Bret Stephens

Israel’s Self-Inflicted Wound

On Monday, the American Anthropological Association approved a resolution boycotting Israeli academic institutions. It’s the sort of illiberal and curiously targeted gesture — the association has confirmed to The Times that it has no similar boycott against any other country’s academic institutions, not even Russia’s.

But why get worked up over the harms some feckless anthropologists are trying to inflict on the Jewish state when that state is doing so much worse to itself?

The group’s resolution coincided with the Israeli Knesset’s vote to approve contentious legislation limiting the power of the judiciary. This is a true disaster for Israel not because the bill is “anti-democratic” but because it risks depriving the country of its most potent weapon: the fierce loyalty of its most productive and civically engaged citizens.

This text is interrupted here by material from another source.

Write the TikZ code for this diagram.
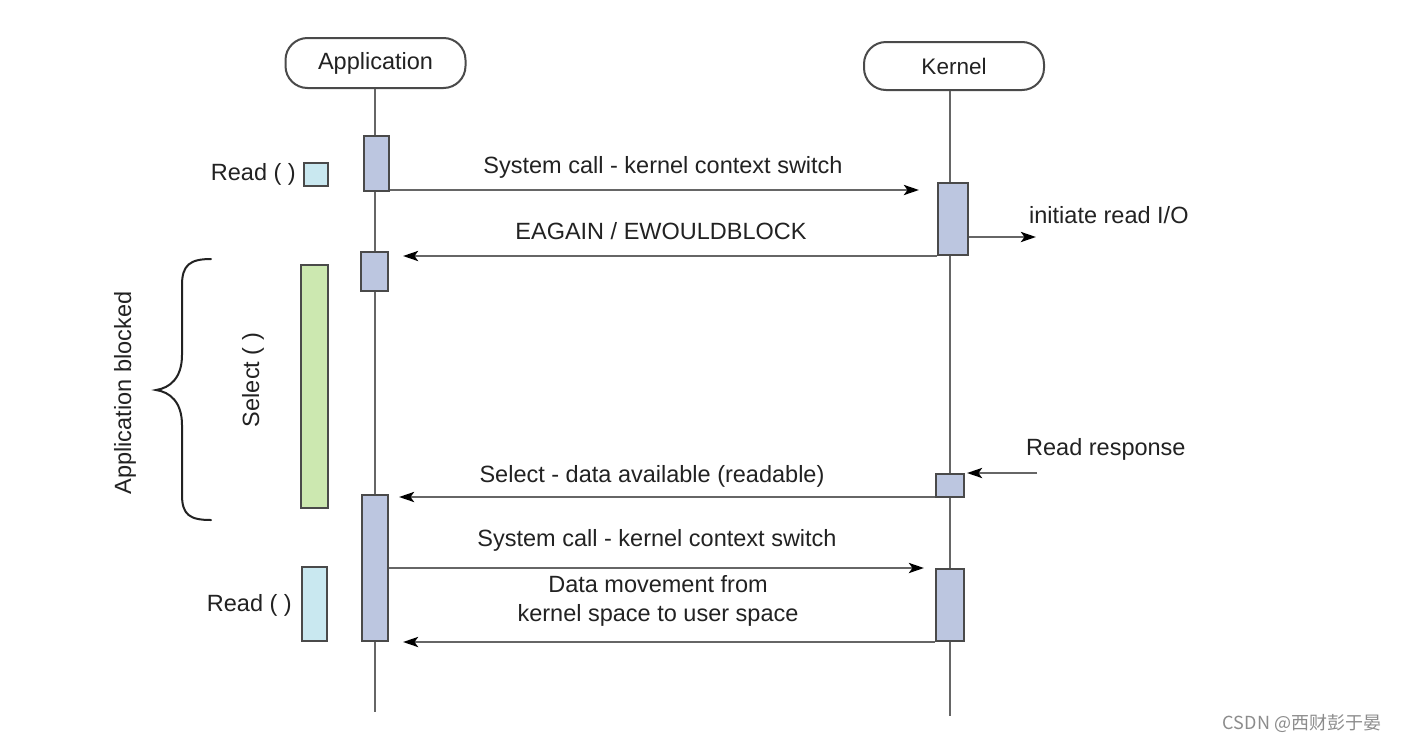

With those citizens — the tech entrepreneurs, the air force reservists, the world-famous novelists, and doctors — Israel stands in a league with Switzerland and Singapore: a boutique nation, small and imperfect but widely associated with excellence in dozens of fields.

Without those citizens, Israel is in the club with Hungary and Serbia: a little country, insular and pettily corrupt and good mainly at nursing its grievances.

That’s why the particulars of the legislation matter less than the way it was carried out and the motives of those who championed it. For the most part, they represent Israel’s least productive and engaged citizens — ultra-Orthodox Jews who want military exemptions and welfare, settlers who want to be a law unto themselves, ideologues in think tanks — abusing their temporary majority to secure exemptions, entitlements, immunities and other privileges that mock the idea of equality under law.

That’s not to say that the idea of judicial reform is meritless, at least in the abstract. Israel has an unusually powerful judiciary that over several decades arrogated powers to itself that were never democratically given and that elsewhere are considered strictly political, such as adjudging the “reasonableness” of ministerial appointments and actions. The doctrine of “reasonableness” was the subject of Monday’s legislation.

At the same time, Israel has no written constitution clearly delineating, as America’s does, the separation of powers. And it has no meaningful institutional check on the executive and legislature other than the Supreme Court. It is the court that guarantees that human, civil, women’s and minority rights are respected and that parliamentary majorities can’t simply do as they please.

Under a more scrupulous prime minister than Benjamin Netanyahu, a grand compromise between the government and opposition might have been worked out, one that could have reined in the judiciary without gutting it, giving neither side total victory but preserving a broad social consensus. Isaac Herzog, Israel’s president, spent months with legal advisers fashioning proposals that would have done exactly that.

But the point of the legislation isn’t reform, much less consensus. It’s an exercise in raw political power carried out by legislators bent on trying to achieve legal impunity from a court that has tried to hold them to account. Israel wouldn’t be in this national meltdown if Netanyahu weren’t trying to wangle out of his criminal indictment by holding on to power in his coalition of the bigoted, the corrupt, the dependent, and the extreme.

A statesman sacrifices himself for his nation. A demagogue sacrifices his nation for himself.

The crisis in Israel is sometimes described as a battle of left against right, secular against religious, Ashkenazi against Mizrahi Jews. This is a vast overgeneralization: Netanyahu is a scion of the secular Ashkenazi elites, while many in the opposition, like former Prime Minister Naftali Bennett, are religiously observant and right-wing.

What is true is that the new dividing line in Israel is no longer between liberals and conservatives. It’s between liberals and illiberals. It’s between those who believe that democracy encompasses a set of norms, values and habits that respect and enforce sharp limits on power and those who will use their majorities to do whatever they please in matters of politics so that they may eventually do whatever they please in matters of law.

Perhaps because of the long history of Jewish dispossession, many Israelis seem keenly attuned to the danger. A poll last week of 734 Israeli founders and C.E.O.s of start-ups and managing directors of venture capital firms found that more than two-thirds were taking steps to move their assets outside Israel in anticipation of the new law. There’s also been a reported surge in Israelis seeking second passports. Israel’s demographic challenges are well known, but there’s a challenge within the challenge: If the people who made Israel the Start-up Nation are heading for the exits, the long-term basis of Israel’s power will erode. Prayers won’t save Israel if it lacks a world-class economy to sustain a regionally dominant military.

Israelis have a penchant for hyperbole, and this week has brought a lot of lamentations about the “end of Israeli democracy.” That’s an unwarranted counsel of despair as well as an overstatement.